## WHAT TO WORK ON
Extract each line of the material that follows exactly and omit its pictures.

## DATA SEGMENT
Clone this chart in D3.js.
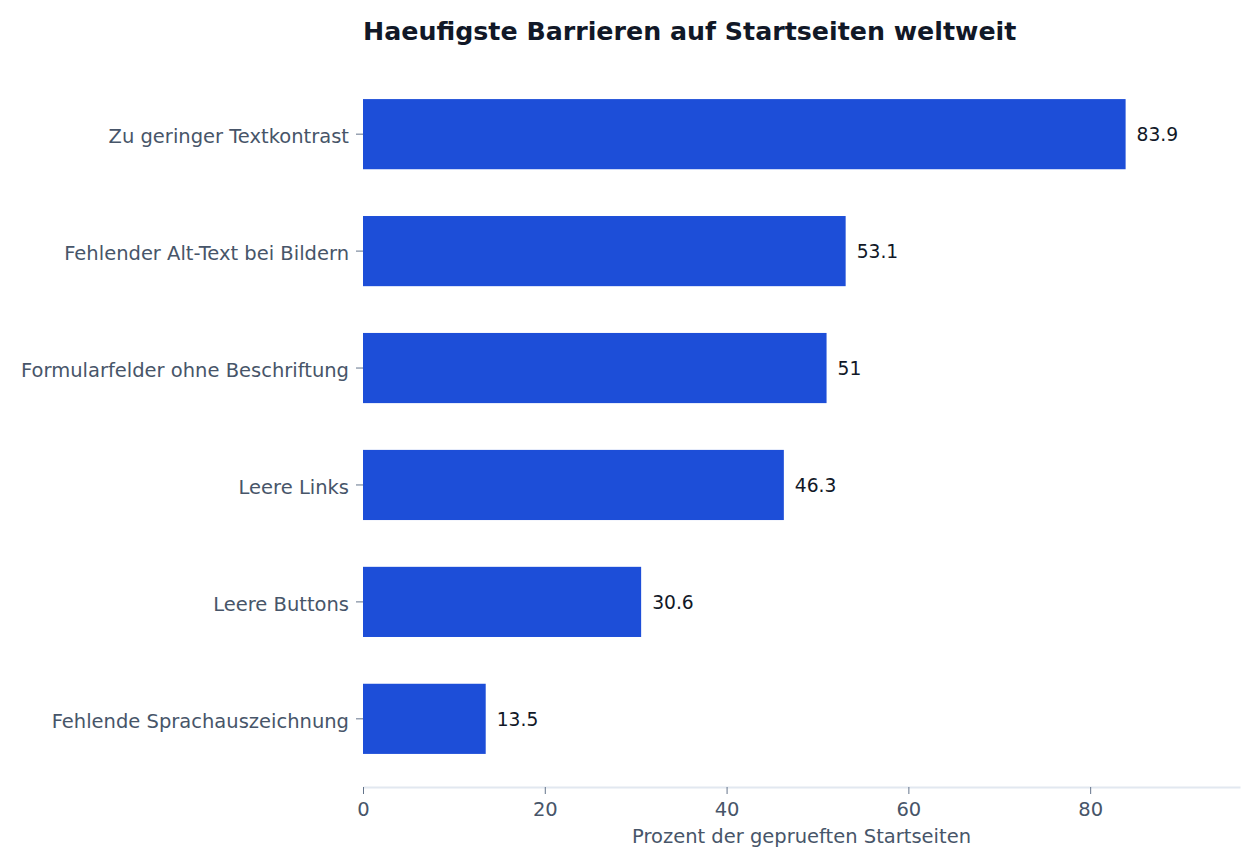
<!DOCTYPE html>
<html><head><meta charset="utf-8">
<script src="https://cdn.jsdelivr.net/npm/d3@7"></script>
<style>body{margin:0;background:#fff;} svg{display:block;font-family:"DejaVu Sans",sans-serif;}</style>
</head><body>
<svg id="c" width="1260" height="867"></svg>
<script>
const categories = ["Zu geringer Textkontrast","Fehlender Alt-Text bei Bildern","Formularfelder ohne Beschriftung","Leere Links","Leere Buttons","Fehlende Sprachauszeichnung"];
const values = [83.9, 53.1, 51, 46.3, 30.6, 13.5];
const xTicks = [0, 20, 40, 60, 80];
const title = "Haeufigste Barrieren auf Startseiten weltweit";
const xTitle = "Prozent der geprueften Startseiten";

const FS = 19.5;
const svg = d3.select("#c");
const left = 363, right = 1240, axisY = 787;
const x = d3.scaleLinear().domain([0, d3.max(values) * 1.15]).range([left, right]);
const y = d3.scaleBand().domain(categories).range([64, 789]).paddingInner(0.4).paddingOuter(0.3);

svg.append("text").attr("x", left).attr("y", 40).attr("font-size", 25.3).attr("font-weight", "bold")
  .attr("fill", "#111827").text(title);

svg.append("g").selectAll("rect").data(values).join("rect")
  .attr("x", x(0)).attr("y", (d, i) => y(categories[i]))
  .attr("width", d => x(d) - x(0)).attr("height", y.bandwidth()).attr("fill", "#1d4ed8");

svg.append("g").selectAll("text").data(values).join("text")
  .attr("x", d => x(d) + 11).attr("y", (d, i) => y(categories[i]) + y.bandwidth() / 2)
  .attr("dy", "0.37em").attr("font-size", 18.7).attr("fill", "#111827").text(d => d);

// y axis
const ya = svg.append("g").attr("transform", `translate(${left},0)`)
  .call(d3.axisLeft(y).tickSize(7).tickPadding(7));
ya.select(".domain").remove();
ya.selectAll("line").attr("stroke", "#64748b");
ya.selectAll("text").attr("font-size", FS).attr("fill", "#475569").attr("font-family", "DejaVu Sans").attr("dy", "0.46em");

// x axis
const xa = svg.append("g").attr("transform", `translate(0,${axisY})`)
  .call(d3.axisBottom(x).tickValues(xTicks).tickSize(7).tickPadding(8).tickSizeOuter(0));
xa.select(".domain").attr("stroke", "#e2e8f0").attr("stroke-width", 2);
xa.selectAll(".tick line").attr("stroke", "#64748b");
xa.selectAll("text").attr("font-size", FS).attr("fill", "#475569").attr("font-family", "DejaVu Sans");

svg.append("text").attr("x", (left + right) / 2).attr("y", 843).attr("text-anchor", "middle")
  .attr("font-size", FS).attr("fill", "#475569").text(xTitle);
</script>
</body></html>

## OUTPUT
Clone this chart in D3.js.
<!DOCTYPE html>
<html><head><meta charset="utf-8">
<script src="https://cdn.jsdelivr.net/npm/d3@7"></script>
<style>body{margin:0;background:#fff;} svg{display:block;font-family:"DejaVu Sans",sans-serif;}</style>
</head><body>
<svg id="c" width="1260" height="867"></svg>
<script>
const categories = ["Zu geringer Textkontrast","Fehlender Alt-Text bei Bildern","Formularfelder ohne Beschriftung","Leere Links","Leere Buttons","Fehlende Sprachauszeichnung"];
const values = [83.9, 53.1, 51, 46.3, 30.6, 13.5];
const xTicks = [0, 20, 40, 60, 80];
const title = "Haeufigste Barrieren auf Startseiten weltweit";
const xTitle = "Prozent der geprueften Startseiten";

const FS = 19.5;
const svg = d3.select("#c");
const left = 363, right = 1240, axisY = 787;
const x = d3.scaleLinear().domain([0, d3.max(values) * 1.15]).range([left, right]);
const y = d3.scaleBand().domain(categories).range([64, 789]).paddingInner(0.4).paddingOuter(0.3);

svg.append("text").attr("x", left).attr("y", 40).attr("font-size", 25.3).attr("font-weight", "bold")
  .attr("fill", "#111827").text(title);

svg.append("g").selectAll("rect").data(values).join("rect")
  .attr("x", x(0)).attr("y", (d, i) => y(categories[i]))
  .attr("width", d => x(d) - x(0)).attr("height", y.bandwidth()).attr("fill", "#1d4ed8");

svg.append("g").selectAll("text").data(values).join("text")
  .attr("x", d => x(d) + 11).attr("y", (d, i) => y(categories[i]) + y.bandwidth() / 2)
  .attr("dy", "0.37em").attr("font-size", 18.7).attr("fill", "#111827").text(d => d);

// y axis
const ya = svg.append("g").attr("transform", `translate(${left},0)`)
  .call(d3.axisLeft(y).tickSize(7).tickPadding(7));
ya.select(".domain").remove();
ya.selectAll("line").attr("stroke", "#64748b");
ya.selectAll("text").attr("font-size", FS).attr("fill", "#475569").attr("font-family", "DejaVu Sans").attr("dy", "0.46em");

// x axis
const xa = svg.append("g").attr("transform", `translate(0,${axisY})`)
  .call(d3.axisBottom(x).tickValues(xTicks).tickSize(7).tickPadding(8).tickSizeOuter(0));
xa.select(".domain").attr("stroke", "#e2e8f0").attr("stroke-width", 2);
xa.selectAll(".tick line").attr("stroke", "#64748b");
xa.selectAll("text").attr("font-size", FS).attr("fill", "#475569").attr("font-family", "DejaVu Sans");

svg.append("text").attr("x", (left + right) / 2).attr("y", 843).attr("text-anchor", "middle")
  .attr("font-size", FS).attr("fill", "#475569").text(xTitle);
</script>
</body></html>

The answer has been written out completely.